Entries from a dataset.
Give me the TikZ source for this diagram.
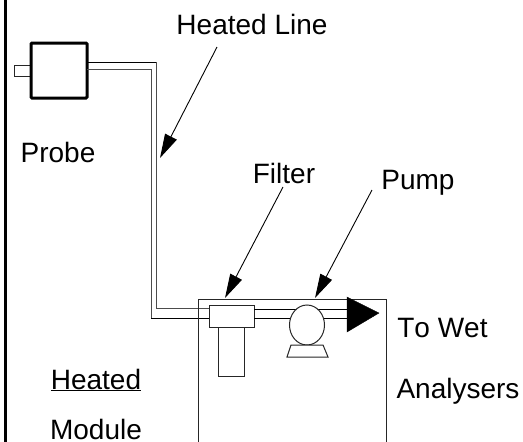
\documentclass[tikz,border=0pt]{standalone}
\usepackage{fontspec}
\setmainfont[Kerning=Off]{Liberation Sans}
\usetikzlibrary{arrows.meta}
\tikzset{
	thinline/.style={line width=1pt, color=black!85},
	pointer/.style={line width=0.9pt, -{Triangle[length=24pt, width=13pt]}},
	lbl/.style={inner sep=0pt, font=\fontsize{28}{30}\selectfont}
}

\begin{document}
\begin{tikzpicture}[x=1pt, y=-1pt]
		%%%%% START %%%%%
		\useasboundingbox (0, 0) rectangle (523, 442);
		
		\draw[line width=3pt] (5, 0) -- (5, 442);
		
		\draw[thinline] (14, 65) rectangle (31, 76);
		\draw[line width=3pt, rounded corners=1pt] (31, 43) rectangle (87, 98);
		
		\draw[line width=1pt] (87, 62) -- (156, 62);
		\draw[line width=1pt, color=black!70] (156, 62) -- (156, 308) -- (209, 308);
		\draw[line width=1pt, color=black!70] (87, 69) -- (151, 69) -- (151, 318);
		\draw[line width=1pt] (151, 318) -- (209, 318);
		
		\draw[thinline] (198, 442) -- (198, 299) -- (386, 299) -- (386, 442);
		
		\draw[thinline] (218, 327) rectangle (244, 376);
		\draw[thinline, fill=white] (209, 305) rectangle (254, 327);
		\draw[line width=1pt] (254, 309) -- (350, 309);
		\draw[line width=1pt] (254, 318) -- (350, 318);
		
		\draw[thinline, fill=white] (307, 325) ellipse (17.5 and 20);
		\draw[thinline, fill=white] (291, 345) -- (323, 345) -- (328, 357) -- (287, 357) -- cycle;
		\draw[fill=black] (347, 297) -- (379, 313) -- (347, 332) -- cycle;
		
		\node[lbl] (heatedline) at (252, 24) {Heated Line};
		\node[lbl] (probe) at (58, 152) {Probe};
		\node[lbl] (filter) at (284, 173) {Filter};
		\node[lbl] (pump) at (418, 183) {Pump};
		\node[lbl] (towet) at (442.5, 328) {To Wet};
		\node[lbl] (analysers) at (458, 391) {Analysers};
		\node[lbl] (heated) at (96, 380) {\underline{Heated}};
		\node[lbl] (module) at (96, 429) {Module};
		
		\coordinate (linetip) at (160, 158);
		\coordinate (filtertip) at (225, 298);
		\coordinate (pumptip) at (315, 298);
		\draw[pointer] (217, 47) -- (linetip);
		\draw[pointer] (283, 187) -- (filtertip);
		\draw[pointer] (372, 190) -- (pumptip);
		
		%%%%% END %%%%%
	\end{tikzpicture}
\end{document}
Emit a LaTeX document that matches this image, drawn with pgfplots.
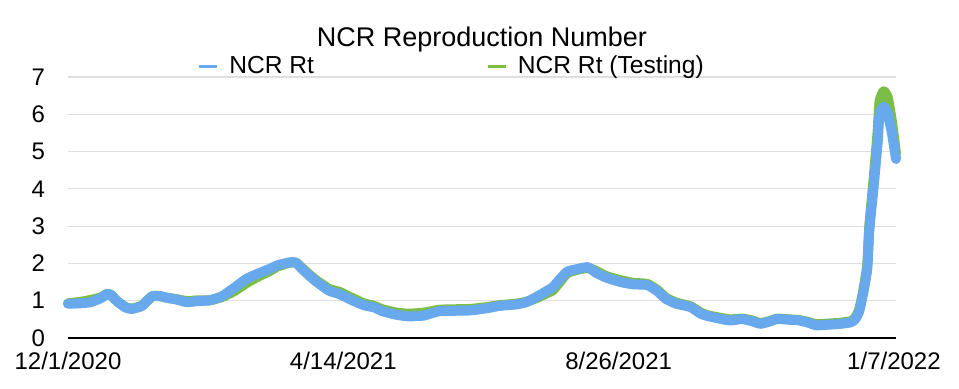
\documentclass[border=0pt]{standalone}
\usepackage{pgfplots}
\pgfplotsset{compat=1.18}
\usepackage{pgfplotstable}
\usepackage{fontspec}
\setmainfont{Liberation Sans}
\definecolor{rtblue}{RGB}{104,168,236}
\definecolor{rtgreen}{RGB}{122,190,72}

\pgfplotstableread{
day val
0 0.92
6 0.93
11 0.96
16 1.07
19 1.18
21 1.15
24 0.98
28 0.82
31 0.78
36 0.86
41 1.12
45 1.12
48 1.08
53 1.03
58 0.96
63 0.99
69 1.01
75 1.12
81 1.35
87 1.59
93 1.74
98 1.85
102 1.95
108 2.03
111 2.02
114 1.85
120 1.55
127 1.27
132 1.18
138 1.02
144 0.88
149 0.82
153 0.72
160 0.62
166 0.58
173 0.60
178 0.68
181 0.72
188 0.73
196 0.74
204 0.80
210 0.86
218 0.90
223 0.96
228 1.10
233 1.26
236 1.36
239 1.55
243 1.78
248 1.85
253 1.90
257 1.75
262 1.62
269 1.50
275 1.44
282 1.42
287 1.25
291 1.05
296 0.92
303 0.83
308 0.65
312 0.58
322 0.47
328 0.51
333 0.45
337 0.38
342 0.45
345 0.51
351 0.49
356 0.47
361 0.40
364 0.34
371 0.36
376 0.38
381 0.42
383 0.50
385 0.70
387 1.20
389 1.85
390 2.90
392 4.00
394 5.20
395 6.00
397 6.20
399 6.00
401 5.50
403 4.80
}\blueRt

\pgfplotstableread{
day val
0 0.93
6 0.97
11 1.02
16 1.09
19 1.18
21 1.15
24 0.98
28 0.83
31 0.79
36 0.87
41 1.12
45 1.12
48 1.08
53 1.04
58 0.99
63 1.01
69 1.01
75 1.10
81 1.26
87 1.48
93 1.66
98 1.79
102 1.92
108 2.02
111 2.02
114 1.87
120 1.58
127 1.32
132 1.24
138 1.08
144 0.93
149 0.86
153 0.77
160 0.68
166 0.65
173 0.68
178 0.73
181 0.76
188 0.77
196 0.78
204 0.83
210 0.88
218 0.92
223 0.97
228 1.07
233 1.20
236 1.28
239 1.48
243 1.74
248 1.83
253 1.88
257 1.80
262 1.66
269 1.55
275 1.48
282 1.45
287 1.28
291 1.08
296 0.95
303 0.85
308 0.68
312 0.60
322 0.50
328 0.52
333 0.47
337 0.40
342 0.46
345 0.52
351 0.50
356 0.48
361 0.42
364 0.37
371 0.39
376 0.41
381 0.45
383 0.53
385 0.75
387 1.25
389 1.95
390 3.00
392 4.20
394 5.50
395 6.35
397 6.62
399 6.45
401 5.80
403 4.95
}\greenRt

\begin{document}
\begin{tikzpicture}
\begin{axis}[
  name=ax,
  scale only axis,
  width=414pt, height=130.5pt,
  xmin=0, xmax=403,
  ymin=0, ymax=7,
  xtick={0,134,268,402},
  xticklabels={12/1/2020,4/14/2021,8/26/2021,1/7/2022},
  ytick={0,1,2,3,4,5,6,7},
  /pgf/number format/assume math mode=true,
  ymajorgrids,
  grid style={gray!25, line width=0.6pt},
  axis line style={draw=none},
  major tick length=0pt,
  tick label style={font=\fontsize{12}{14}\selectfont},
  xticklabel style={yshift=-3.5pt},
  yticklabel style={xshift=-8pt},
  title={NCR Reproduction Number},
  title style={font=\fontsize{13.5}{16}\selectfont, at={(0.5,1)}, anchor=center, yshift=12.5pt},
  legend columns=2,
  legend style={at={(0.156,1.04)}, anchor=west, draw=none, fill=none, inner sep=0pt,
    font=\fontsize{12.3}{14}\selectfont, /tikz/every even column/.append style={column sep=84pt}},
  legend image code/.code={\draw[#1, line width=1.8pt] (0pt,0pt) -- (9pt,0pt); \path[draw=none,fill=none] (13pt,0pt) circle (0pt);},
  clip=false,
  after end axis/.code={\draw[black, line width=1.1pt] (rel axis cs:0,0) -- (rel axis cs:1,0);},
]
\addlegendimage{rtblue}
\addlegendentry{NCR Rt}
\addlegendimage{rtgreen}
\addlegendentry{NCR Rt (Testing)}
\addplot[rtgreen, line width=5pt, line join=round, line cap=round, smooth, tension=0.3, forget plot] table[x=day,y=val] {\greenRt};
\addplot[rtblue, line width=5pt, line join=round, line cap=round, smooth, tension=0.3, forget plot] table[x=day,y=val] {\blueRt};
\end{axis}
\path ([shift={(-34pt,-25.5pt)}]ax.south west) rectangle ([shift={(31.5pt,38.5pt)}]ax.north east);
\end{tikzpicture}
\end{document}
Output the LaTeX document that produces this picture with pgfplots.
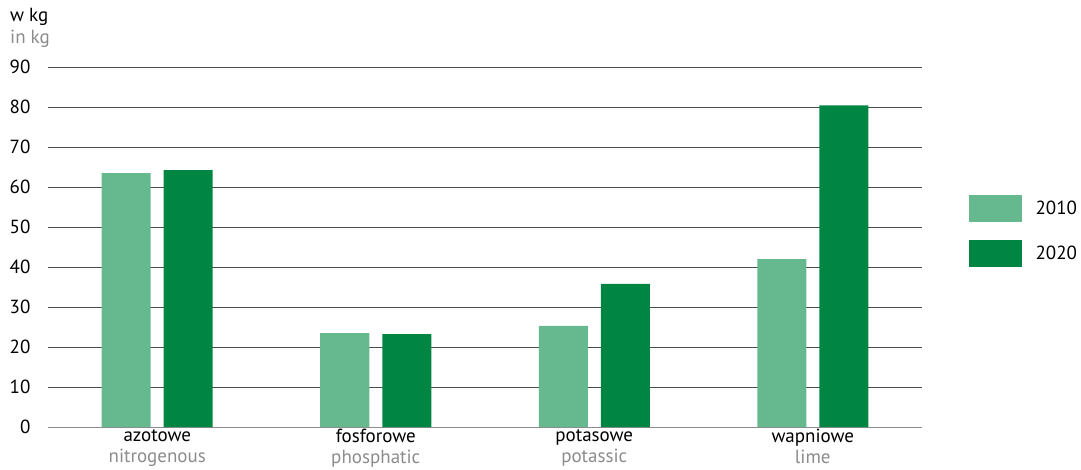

Task.
Only lines belong in the copy: transcribe those from the start of the data through the line that contains "-- (386, 442);", and skip the pictures.

Finished task.
Give me the TikZ source for this diagram.
\documentclass[tikz,border=0pt]{standalone}
\usepackage{fontspec}
\setmainfont[Kerning=Off]{Liberation Sans}
\usetikzlibrary{arrows.meta}
\tikzset{
	thinline/.style={line width=1pt, color=black!85},
	pointer/.style={line width=0.9pt, -{Triangle[length=24pt, width=13pt]}},
	lbl/.style={inner sep=0pt, font=\fontsize{28}{30}\selectfont}
}

\begin{document}
\begin{tikzpicture}[x=1pt, y=-1pt]
		%%%%% START %%%%%
		\useasboundingbox (0, 0) rectangle (523, 442);
		
		\draw[line width=3pt] (5, 0) -- (5, 442);
		
		\draw[thinline] (14, 65) rectangle (31, 76);
		\draw[line width=3pt, rounded corners=1pt] (31, 43) rectangle (87, 98);
		
		\draw[line width=1pt] (87, 62) -- (156, 62);
		\draw[line width=1pt, color=black!70] (156, 62) -- (156, 308) -- (209, 308);
		\draw[line width=1pt, color=black!70] (87, 69) -- (151, 69) -- (151, 318);
		\draw[line width=1pt] (151, 318) -- (209, 318);
		
		\draw[thinline] (198, 442) -- (198, 299) -- (386, 299) -- (386, 442);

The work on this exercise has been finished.